[start]
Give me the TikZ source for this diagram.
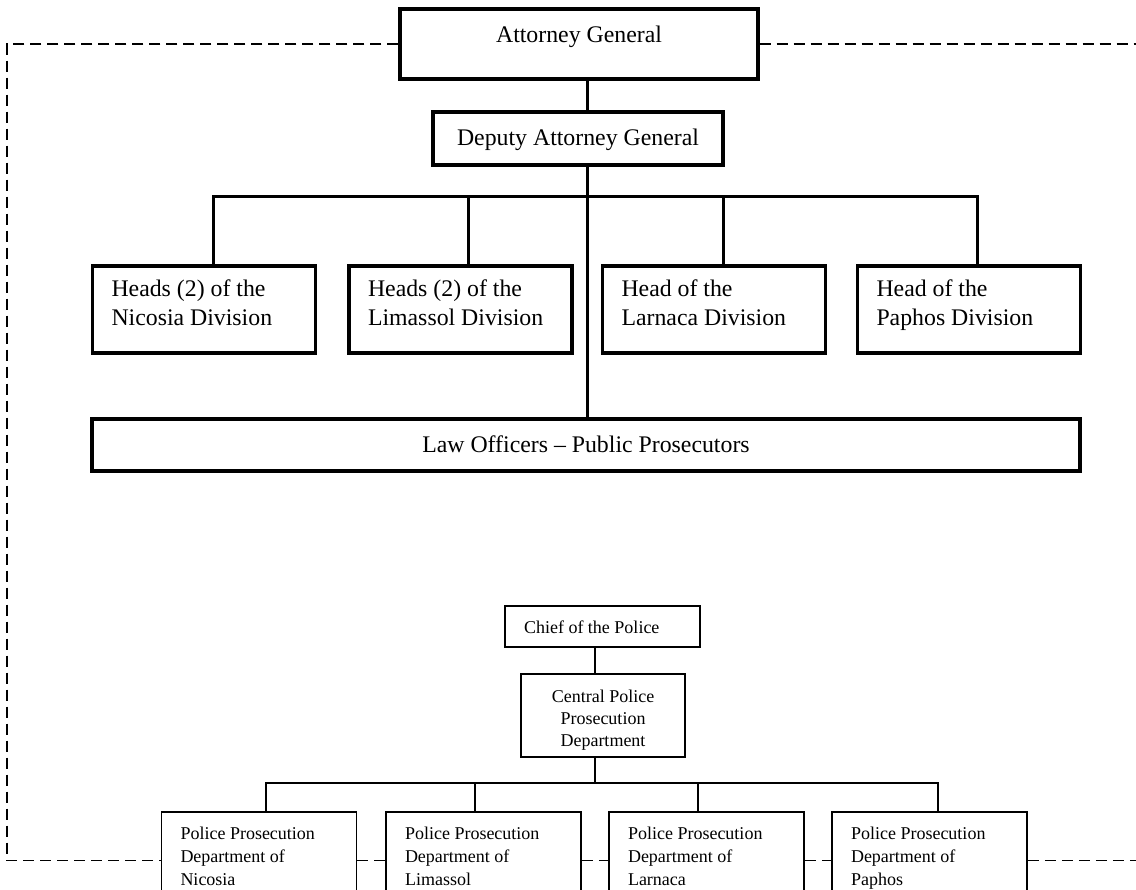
\documentclass[tikz,border=0pt]{standalone}
\usepackage{fontspec}
\setmainfont{Liberation Serif}
\newcommand{\mylboxtxt}[2]{\makebox[#1][l]{\hspace{19pt}\begin{tabular}[t]{@{}l@{}}#2\end{tabular}}}
\newcommand{\mycboxtxt}[2]{\makebox[#1][c]{\begin{tabular}[t]{@{}c@{}}#2\end{tabular}}}
\tikzset{
  topbox/.style={draw, line width=3.2pt, inner sep=0pt, font=\fontsize{23.8}{28.5}\selectfont},
  polbox/.style={draw, line width=1.8pt, inner sep=0pt, font=\fontsize{18}{23}\selectfont},
  topline/.style={line width=3pt},
  polline/.style={line width=1.8pt},
  dashline/.style={line width=1.8pt, dash pattern=on 11pt off 6pt},
}
\begin{document}
\begin{tikzpicture}[x=1pt, y=-1pt]
\useasboundingbox (0,0) rectangle (1136,890);
\clip (0,0) rectangle (1136,890);

% Attorney General's office
\node[topbox, minimum width=358pt, text height=34pt, text depth=36pt] (ag) at (579,44) {Attorney General};
\node[topbox, minimum width=290pt, text height=34pt, text depth=19pt] (dag) at (578,138.5) {Deputy Attorney General};
\node[topbox, text height=31pt, text depth=56pt] (nic) at (204,309.5) {\mylboxtxt{223pt}{Heads (2) of the\\Nicosia Division}};
\node[topbox, text height=31pt, text depth=56pt] (lim) at (460.5,309.5) {\mylboxtxt{223pt}{Heads (2) of the\\Limassol Division}};
\node[topbox, text height=31pt, text depth=56pt] (lar) at (714,309.5) {\mylboxtxt{223pt}{Head of the\\Larnaca Division}};
\node[topbox, text height=31pt, text depth=56pt] (pap) at (969,309.5) {\mylboxtxt{223pt}{Head of the\\Paphos Division}};
\node[topbox, minimum width=988pt, text height=34pt, text depth=18pt] (law) at (586,445) {Law Officers -- Public Prosecutors};

\coordinate (sp) at (587,0);
\draw[topline] (ag.south -| sp) -- (dag.north -| sp);
\draw[topline] (dag.south -| sp) -- (law.north -| sp);
\coordinate (b1) at (213,197);
\coordinate (b2) at (468,197);
\coordinate (b3) at (723,197);
\coordinate (b4) at (977,197);
\draw[topline] (nic.north -| b1) -- (b1) -- (b4) -- (pap.north -| b4);
\draw[topline] (b2) -- (lim.north -| b2);
\draw[topline] (b3) -- (lar.north -| b3);

% Police
\node[polbox, text height=27pt, text depth=14pt] (chief) at (602.5,626.5) {\mylboxtxt{195pt}{Chief of the Police}};
\node[polbox, font=\fontsize{18}{22}\selectfont, text height=28pt, text depth=55pt] (cppd) at (603,715.5) {\mycboxtxt{164pt}{Central Police\\Prosecution\\Department}};
\node[polbox, text height=27pt, text depth=70pt] (pn) at (259,860.5) {\mylboxtxt{195pt}{Police Prosecution\\Department of\\Nicosia}};
\node[polbox, text height=27pt, text depth=70pt] (pl) at (483.5,860.5) {\mylboxtxt{195pt}{Police Prosecution\\Department of\\Limassol}};
\node[polbox, text height=27pt, text depth=70pt] (pla) at (706.5,860.5) {\mylboxtxt{195pt}{Police Prosecution\\Department of\\Larnaca}};
\node[polbox, text height=27pt, text depth=70pt] (pp) at (929.5,860.5) {\mylboxtxt{195pt}{Police Prosecution\\Department of\\Paphos}};

\coordinate (pc) at (595,0);
\coordinate (p1) at (266,783);
\coordinate (p2) at (475,783);
\coordinate (p3) at (698,783);
\coordinate (p4) at (938,783);
\draw[polline] (chief.south -| pc) -- (cppd.north -| pc);
\draw[polline] (cppd.south -| pc) -- (pc |- p1);
\draw[polline] (pn.north -| p1) -- (p1) -- (p4) -- (pp.north -| p4);
\draw[polline] (p2) -- (pl.north -| p2);
\draw[polline] (p3) -- (pla.north -| p3);

% Dashed links
\coordinate (tl) at (7,44);
\coordinate (bl) at (7,860.5);
\coordinate (tr) at (1140,44);
\coordinate (br) at (1140,860.5);
\draw[dashline] (ag.west) -- (tl) -- (bl) -- (pn.west);
\draw[dashline] (pn.east) -- (pl.west);
\draw[dashline] (pl.east) -- (pla.west);
\draw[dashline] (pla.east) -- (pp.west);
\draw[dashline] (ag.east) -- (tr);
\draw[dashline] (pp.east) -- (br);
\end{tikzpicture}
\end{document}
[end]
▶ [Written task]
Would you return the data exactly as written, without the pictures?

▶ [Response to this task]
Give me the TikZ source for this diagram.
\documentclass[tikz,border=0pt]{standalone}
\usepackage{fontspec}
\setmainfont{Liberation Serif}
\newcommand{\mylboxtxt}[2]{\makebox[#1][l]{\hspace{19pt}\begin{tabular}[t]{@{}l@{}}#2\end{tabular}}}
\newcommand{\mycboxtxt}[2]{\makebox[#1][c]{\begin{tabular}[t]{@{}c@{}}#2\end{tabular}}}
\tikzset{
  topbox/.style={draw, line width=3.2pt, inner sep=0pt, font=\fontsize{23.8}{28.5}\selectfont},
  polbox/.style={draw, line width=1.8pt, inner sep=0pt, font=\fontsize{18}{23}\selectfont},
  topline/.style={line width=3pt},
  polline/.style={line width=1.8pt},
  dashline/.style={line width=1.8pt, dash pattern=on 11pt off 6pt},
}
\begin{document}
\begin{tikzpicture}[x=1pt, y=-1pt]
\useasboundingbox (0,0) rectangle (1136,890);
\clip (0,0) rectangle (1136,890);

% Attorney General's office
\node[topbox, minimum width=358pt, text height=34pt, text depth=36pt] (ag) at (579,44) {Attorney General};
\node[topbox, minimum width=290pt, text height=34pt, text depth=19pt] (dag) at (578,138.5) {Deputy Attorney General};
\node[topbox, text height=31pt, text depth=56pt] (nic) at (204,309.5) {\mylboxtxt{223pt}{Heads (2) of the\\Nicosia Division}};
\node[topbox, text height=31pt, text depth=56pt] (lim) at (460.5,309.5) {\mylboxtxt{223pt}{Heads (2) of the\\Limassol Division}};
\node[topbox, text height=31pt, text depth=56pt] (lar) at (714,309.5) {\mylboxtxt{223pt}{Head of the\\Larnaca Division}};
\node[topbox, text height=31pt, text depth=56pt] (pap) at (969,309.5) {\mylboxtxt{223pt}{Head of the\\Paphos Division}};
\node[topbox, minimum width=988pt, text height=34pt, text depth=18pt] (law) at (586,445) {Law Officers -- Public Prosecutors};

\coordinate (sp) at (587,0);
\draw[topline] (ag.south -| sp) -- (dag.north -| sp);
\draw[topline] (dag.south -| sp) -- (law.north -| sp);
\coordinate (b1) at (213,197);
\coordinate (b2) at (468,197);
\coordinate (b3) at (723,197);
\coordinate (b4) at (977,197);
\draw[topline] (nic.north -| b1) -- (b1) -- (b4) -- (pap.north -| b4);
\draw[topline] (b2) -- (lim.north -| b2);
\draw[topline] (b3) -- (lar.north -| b3);

% Police
\node[polbox, text height=27pt, text depth=14pt] (chief) at (602.5,626.5) {\mylboxtxt{195pt}{Chief of the Police}};
\node[polbox, font=\fontsize{18}{22}\selectfont, text height=28pt, text depth=55pt] (cppd) at (603,715.5) {\mycboxtxt{164pt}{Central Police\\Prosecution\\Department}};
\node[polbox, text height=27pt, text depth=70pt] (pn) at (259,860.5) {\mylboxtxt{195pt}{Police Prosecution\\Department of\\Nicosia}};
\node[polbox, text height=27pt, text depth=70pt] (pl) at (483.5,860.5) {\mylboxtxt{195pt}{Police Prosecution\\Department of\\Limassol}};
\node[polbox, text height=27pt, text depth=70pt] (pla) at (706.5,860.5) {\mylboxtxt{195pt}{Police Prosecution\\Department of\\Larnaca}};
\node[polbox, text height=27pt, text depth=70pt] (pp) at (929.5,860.5) {\mylboxtxt{195pt}{Police Prosecution\\Department of\\Paphos}};

\coordinate (pc) at (595,0);
\coordinate (p1) at (266,783);
\coordinate (p2) at (475,783);
\coordinate (p3) at (698,783);
\coordinate (p4) at (938,783);
\draw[polline] (chief.south -| pc) -- (cppd.north -| pc);
\draw[polline] (cppd.south -| pc) -- (pc |- p1);
\draw[polline] (pn.north -| p1) -- (p1) -- (p4) -- (pp.north -| p4);
\draw[polline] (p2) -- (pl.north -| p2);
\draw[polline] (p3) -- (pla.north -| p3);

% Dashed links
\coordinate (tl) at (7,44);
\coordinate (bl) at (7,860.5);
\coordinate (tr) at (1140,44);
\coordinate (br) at (1140,860.5);
\draw[dashline] (ag.west) -- (tl) -- (bl) -- (pn.west);
\draw[dashline] (pn.east) -- (pl.west);
\draw[dashline] (pl.east) -- (pla.west);
\draw[dashline] (pla.east) -- (pp.west);
\draw[dashline] (ag.east) -- (tr);
\draw[dashline] (pp.east) -- (br);
\end{tikzpicture}
\end{document}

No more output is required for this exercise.